Synthesis of gel crosslinked composite material from spent cathode carbon blocks and its application in modified asphalt binders

Abstract

The utilization of spent cathode carbon blocks (SCCB) from aluminum electrolysis has become challenging due to their content of highly toxic cyanides and environmentally harmful fluorides. To achieve reliable recovery and utilization of hazardous waste, targeted research has been conducted on the treatment of waste cathode carbon blocks and their potential application in asphalt pavement. Hydrogen peroxide (H2O2) is employed to remove cyanides from the waste cathode carbon blocks, meeting the construction requirements for transportation areas.
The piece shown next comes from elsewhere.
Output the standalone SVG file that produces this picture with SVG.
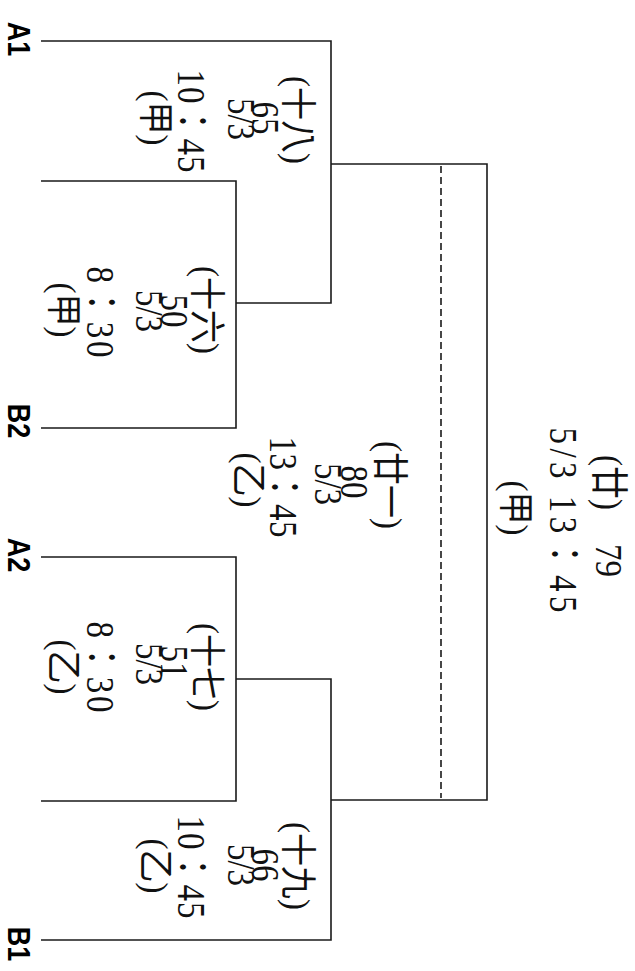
<svg xmlns="http://www.w3.org/2000/svg" width="635" height="971" viewBox="0 0 635 971">
<style>
.bg{fill:#ffffff}
.ln{fill:none;stroke:#1a1a1a;stroke-width:1.6}
.ds{fill:none;stroke:#1a1a1a;stroke-width:1.6;stroke-dasharray:7 4}
.t{font-family:"Liberation Serif","Noto Sans CJK TC",serif;font-size:33px;text-anchor:middle;fill:#111}
.s{text-anchor:start}
.lb{font-family:"Liberation Sans",Arial,sans-serif;font-weight:bold;font-size:27px;text-anchor:middle;fill:#000}
</style>
<rect class="bg" x="0" y="0" width="635" height="971"/>
<g id="connectors">
  <path class="ln" d="M41,41 H331 V303 H236"/>
  <path class="ln" d="M41,181 H236 V428 H41"/>
  <path class="ln" d="M331,164 H487 V800 H331"/>
  <path class="ds" d="M441,166 V798"/>
  <path class="ln" d="M41,557 H236 V801 H41"/>
  <path class="ln" d="M236,679 H331 V940 H41"/>
</g>
<g id="label-A1"><text class="lb" transform="translate(8,39) scale(1.15,1) rotate(90)">A1</text></g>
<g id="label-B2"><text class="lb" transform="translate(8,421) scale(1.15,1) rotate(90)">B2</text></g>
<g id="label-A2"><text class="lb" transform="translate(8,555) scale(1.15,1) rotate(90)">A2</text></g>
<g id="label-B1"><text class="lb" transform="translate(8,944) scale(1.15,1) rotate(90)">B1</text></g>
<g id="match-18">
  <text class="t" transform="translate(285,120) scale(1.1,1) rotate(90)">(十八)</text>
  <text class="t" transform="translate(252,118) scale(1.2,1) rotate(90)">65</text>
  <text class="t" transform="translate(228,119) scale(1.2,1) rotate(90)">5/3</text>
  <text class="t" transform="translate(178,121) scale(1.2,1) rotate(90)" textLength="103" lengthAdjust="spacing">10：45</text>
  <text class="t" transform="translate(143,118) scale(1.1,1) rotate(90)">(甲)</text>
</g>
<g id="match-16">
  <text class="t" transform="translate(194,310) scale(1.1,1) rotate(90)">(十六)</text>
  <text class="t" transform="translate(161,311) scale(1.2,1) rotate(90)">50</text>
  <text class="t" transform="translate(136,311) scale(1.2,1) rotate(90)">5/3</text>
  <text class="t" transform="translate(87,312) scale(1.2,1) rotate(90)" textLength="91" lengthAdjust="spacing">8：30</text>
  <text class="t" transform="translate(51,310) scale(1.1,1) rotate(90)">(甲)</text>
</g>
<g id="match-17">
  <text class="t" transform="translate(194,667) scale(1.1,1) rotate(90)">(十七)</text>
  <text class="t" transform="translate(161,662) scale(1.2,1) rotate(90)">51</text>
  <text class="t" transform="translate(136,664) scale(1.2,1) rotate(90)">5/3</text>
  <text class="t" transform="translate(87,667) scale(1.2,1) rotate(90)" textLength="91" lengthAdjust="spacing">8：30</text>
  <text class="t" transform="translate(51,667) scale(1.1,1) rotate(90)">(乙)</text>
</g>
<g id="match-19">
  <text class="t" transform="translate(285,866) scale(1.1,1) rotate(90)">(十九)</text>
  <text class="t" transform="translate(252,865) scale(1.2,1) rotate(90)">66</text>
  <text class="t" transform="translate(228,865) scale(1.2,1) rotate(90)">5/3</text>
  <text class="t" transform="translate(178,867) scale(1.2,1) rotate(90)" textLength="103" lengthAdjust="spacing">10：45</text>
  <text class="t" transform="translate(143,866) scale(1.1,1) rotate(90)">(乙)</text>
</g>
<g id="match-21">
  <text class="t" transform="translate(377,485) scale(1.1,1) rotate(90)">(廿一)</text>
  <text class="t" transform="translate(341,482) scale(1.2,1) rotate(90)">80</text>
  <text class="t" transform="translate(315,484) scale(1.2,1) rotate(90)">5/3</text>
  <text class="t" transform="translate(270,487) scale(1.2,1) rotate(90)" textLength="101" lengthAdjust="spacing">13：45</text>
  <text class="t" transform="translate(236,480) scale(1.1,1) rotate(90)">(乙)</text>
</g>
<g id="match-20">
  <text class="t s" transform="translate(596,455) scale(1.15,1) rotate(90)">(廿)<tspan dx="34">79</tspan></text>
  <text class="t" transform="translate(550,520) scale(1.2,1) rotate(90)" textLength="185" lengthAdjust="spacing">5/3 13：45</text>
  <text class="t" transform="translate(503,508) scale(1.1,1) rotate(90)">(甲)</text>
</g>
</svg>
Anhydrous calcium chloride is used as a calcium source to precipitate soluble fluorides in the solution. Finally, the waste cathode carbon blocks are gel-crosslinked using polyvinyl alcohol-polyvinyl pyrrolidone, addressing the release of fluorides beyond environmental tolerance. This results in the synthesis of a composite material consisting of calcium fluoride deposits and gel-encapsulated waste cathode carbon blocks (PSB), which exhibits good thermal stability in the temperature range of 0–217 °C. Through DSR and MSCR testing, it has been demonstrated that the gel-crosslinked waste cathode carbon block composite material improves the asphalt's sensitivity to temperature and enhances its resistance to rutting at high temperatures. The 1% PSB/SBS modified asphalt shows the best performance, compared to SBS, the complex modulus (G*) of the modified asphalt increased by 117.4% at 46 °C, and the recovery indices for creep at 64 °C improved by 39.28% (at 0.1 kPa) and 55.65% (at 3.2 kPa), and thermal gravimetric analysis of the asphalt confirms that the addition of PSB improves the asphalt's thermal stability. Fluorescence microscopy analysis reveals that the inclusion of PSB does not affect the morphological development of SBS swelling and plays a stabilizing and supporting role in the asphalt mixture.